Written request -> Check each line for the word "this" and report how many have it. Give nothing else.

Data provided ->
┌────────

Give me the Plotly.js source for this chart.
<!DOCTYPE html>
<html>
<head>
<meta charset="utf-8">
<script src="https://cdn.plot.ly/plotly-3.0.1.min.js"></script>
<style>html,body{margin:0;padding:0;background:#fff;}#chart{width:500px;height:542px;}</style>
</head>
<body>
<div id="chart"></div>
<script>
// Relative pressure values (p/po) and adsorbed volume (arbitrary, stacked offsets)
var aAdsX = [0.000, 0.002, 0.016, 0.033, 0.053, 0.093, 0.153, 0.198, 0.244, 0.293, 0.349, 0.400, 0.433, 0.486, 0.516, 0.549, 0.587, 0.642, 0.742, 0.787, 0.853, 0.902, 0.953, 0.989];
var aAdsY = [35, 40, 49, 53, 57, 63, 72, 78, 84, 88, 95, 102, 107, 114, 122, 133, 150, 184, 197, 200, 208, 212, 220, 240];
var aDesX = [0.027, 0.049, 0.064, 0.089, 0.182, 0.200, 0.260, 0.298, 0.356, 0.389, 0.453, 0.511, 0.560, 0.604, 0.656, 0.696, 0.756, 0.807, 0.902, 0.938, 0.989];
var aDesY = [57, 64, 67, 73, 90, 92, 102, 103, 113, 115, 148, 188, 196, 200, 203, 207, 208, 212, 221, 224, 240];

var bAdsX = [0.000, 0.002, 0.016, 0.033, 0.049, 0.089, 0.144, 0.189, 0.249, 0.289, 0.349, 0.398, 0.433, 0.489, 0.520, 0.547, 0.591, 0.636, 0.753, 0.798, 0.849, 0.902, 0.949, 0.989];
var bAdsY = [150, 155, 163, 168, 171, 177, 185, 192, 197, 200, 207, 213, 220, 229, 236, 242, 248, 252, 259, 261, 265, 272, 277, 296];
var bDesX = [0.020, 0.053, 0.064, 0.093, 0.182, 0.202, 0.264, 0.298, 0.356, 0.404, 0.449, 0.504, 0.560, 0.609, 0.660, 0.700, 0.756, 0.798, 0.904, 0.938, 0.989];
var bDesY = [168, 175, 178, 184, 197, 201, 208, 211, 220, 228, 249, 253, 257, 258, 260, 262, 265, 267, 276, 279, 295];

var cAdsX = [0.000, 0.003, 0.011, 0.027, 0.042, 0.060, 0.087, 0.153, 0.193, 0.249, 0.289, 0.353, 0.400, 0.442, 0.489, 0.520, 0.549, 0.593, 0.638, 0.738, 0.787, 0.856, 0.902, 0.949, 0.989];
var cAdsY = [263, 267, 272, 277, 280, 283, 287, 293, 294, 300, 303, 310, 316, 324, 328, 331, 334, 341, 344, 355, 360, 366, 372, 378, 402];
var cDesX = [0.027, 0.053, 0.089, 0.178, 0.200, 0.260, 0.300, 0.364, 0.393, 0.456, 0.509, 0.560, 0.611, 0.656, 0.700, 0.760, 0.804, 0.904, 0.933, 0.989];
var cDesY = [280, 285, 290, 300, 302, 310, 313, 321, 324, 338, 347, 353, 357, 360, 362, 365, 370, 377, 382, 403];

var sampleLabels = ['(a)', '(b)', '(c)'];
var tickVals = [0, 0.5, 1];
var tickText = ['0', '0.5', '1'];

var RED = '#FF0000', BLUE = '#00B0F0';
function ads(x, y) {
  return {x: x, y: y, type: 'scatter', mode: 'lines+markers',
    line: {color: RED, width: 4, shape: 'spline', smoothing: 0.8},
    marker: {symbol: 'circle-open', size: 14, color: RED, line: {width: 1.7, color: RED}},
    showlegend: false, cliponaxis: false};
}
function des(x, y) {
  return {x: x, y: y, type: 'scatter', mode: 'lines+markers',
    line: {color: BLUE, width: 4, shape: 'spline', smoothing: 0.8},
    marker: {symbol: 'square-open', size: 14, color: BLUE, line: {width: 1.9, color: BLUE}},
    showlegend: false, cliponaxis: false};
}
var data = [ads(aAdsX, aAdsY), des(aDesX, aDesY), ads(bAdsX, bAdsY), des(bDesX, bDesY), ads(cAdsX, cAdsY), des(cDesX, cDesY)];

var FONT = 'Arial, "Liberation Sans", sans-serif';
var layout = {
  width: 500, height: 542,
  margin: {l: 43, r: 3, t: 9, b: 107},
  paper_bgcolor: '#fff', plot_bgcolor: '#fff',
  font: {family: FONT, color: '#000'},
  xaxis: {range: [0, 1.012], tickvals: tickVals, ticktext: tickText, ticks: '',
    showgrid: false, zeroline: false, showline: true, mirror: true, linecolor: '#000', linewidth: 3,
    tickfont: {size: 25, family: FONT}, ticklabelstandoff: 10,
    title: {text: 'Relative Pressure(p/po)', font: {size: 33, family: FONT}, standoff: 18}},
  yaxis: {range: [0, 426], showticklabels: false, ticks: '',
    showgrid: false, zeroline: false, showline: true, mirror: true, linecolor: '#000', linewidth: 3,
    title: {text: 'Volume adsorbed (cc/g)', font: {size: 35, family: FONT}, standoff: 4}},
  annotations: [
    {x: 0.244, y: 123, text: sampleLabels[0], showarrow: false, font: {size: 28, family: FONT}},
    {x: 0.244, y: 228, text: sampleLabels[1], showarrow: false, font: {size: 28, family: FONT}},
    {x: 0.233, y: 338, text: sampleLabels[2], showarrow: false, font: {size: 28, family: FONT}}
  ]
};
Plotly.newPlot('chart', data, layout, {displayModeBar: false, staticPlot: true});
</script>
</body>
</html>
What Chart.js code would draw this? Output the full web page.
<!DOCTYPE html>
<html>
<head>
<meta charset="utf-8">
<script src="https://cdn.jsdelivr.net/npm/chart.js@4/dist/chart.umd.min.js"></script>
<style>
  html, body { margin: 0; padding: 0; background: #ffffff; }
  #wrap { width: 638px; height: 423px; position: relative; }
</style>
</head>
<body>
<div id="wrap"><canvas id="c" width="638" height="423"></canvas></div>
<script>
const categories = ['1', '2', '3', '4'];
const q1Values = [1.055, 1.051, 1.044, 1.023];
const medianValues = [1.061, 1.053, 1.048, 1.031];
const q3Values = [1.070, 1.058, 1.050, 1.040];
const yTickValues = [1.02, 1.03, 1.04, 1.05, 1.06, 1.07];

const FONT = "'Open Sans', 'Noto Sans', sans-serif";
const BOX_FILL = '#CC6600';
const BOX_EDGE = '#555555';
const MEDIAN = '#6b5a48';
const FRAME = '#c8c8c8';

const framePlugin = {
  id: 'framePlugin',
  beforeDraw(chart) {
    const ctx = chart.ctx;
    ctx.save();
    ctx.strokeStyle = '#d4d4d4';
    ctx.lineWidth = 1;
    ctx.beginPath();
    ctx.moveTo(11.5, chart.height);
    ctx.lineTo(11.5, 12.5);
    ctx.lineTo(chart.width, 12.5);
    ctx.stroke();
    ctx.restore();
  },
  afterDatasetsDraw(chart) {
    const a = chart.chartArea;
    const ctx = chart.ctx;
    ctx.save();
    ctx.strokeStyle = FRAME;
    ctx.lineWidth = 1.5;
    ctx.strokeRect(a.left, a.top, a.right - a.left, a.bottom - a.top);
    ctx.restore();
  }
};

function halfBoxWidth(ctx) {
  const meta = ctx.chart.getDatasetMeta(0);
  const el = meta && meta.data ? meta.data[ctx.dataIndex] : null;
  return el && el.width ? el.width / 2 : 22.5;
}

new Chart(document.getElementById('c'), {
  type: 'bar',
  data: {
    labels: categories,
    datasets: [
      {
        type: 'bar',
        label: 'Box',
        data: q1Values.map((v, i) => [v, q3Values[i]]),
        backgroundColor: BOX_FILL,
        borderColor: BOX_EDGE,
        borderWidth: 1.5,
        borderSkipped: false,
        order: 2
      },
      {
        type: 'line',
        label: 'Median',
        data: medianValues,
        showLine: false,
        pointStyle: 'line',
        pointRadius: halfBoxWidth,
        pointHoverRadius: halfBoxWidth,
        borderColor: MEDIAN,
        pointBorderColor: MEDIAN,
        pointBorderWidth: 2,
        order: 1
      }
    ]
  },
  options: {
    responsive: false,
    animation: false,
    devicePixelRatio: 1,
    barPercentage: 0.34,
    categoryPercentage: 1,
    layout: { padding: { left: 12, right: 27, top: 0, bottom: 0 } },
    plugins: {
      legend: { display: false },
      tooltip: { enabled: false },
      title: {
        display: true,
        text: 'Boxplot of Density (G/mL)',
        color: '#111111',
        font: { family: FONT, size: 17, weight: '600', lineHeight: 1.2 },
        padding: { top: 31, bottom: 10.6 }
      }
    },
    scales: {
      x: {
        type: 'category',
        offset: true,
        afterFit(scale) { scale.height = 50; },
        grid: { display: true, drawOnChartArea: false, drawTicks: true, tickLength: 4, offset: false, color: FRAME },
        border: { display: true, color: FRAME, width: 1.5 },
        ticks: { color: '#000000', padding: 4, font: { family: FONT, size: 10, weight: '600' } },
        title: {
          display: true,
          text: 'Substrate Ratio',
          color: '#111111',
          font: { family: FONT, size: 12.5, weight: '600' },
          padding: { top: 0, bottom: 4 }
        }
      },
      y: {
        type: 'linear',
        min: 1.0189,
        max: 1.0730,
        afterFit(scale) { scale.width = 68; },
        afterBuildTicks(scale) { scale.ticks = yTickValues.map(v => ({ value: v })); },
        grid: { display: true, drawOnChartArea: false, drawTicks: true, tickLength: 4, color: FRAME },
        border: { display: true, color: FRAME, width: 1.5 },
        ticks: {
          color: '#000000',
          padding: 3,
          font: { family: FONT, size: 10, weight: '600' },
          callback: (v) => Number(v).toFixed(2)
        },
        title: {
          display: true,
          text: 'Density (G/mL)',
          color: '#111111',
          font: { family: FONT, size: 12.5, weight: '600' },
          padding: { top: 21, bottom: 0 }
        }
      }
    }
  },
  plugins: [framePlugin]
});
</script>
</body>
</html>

└────────

Reply -> 2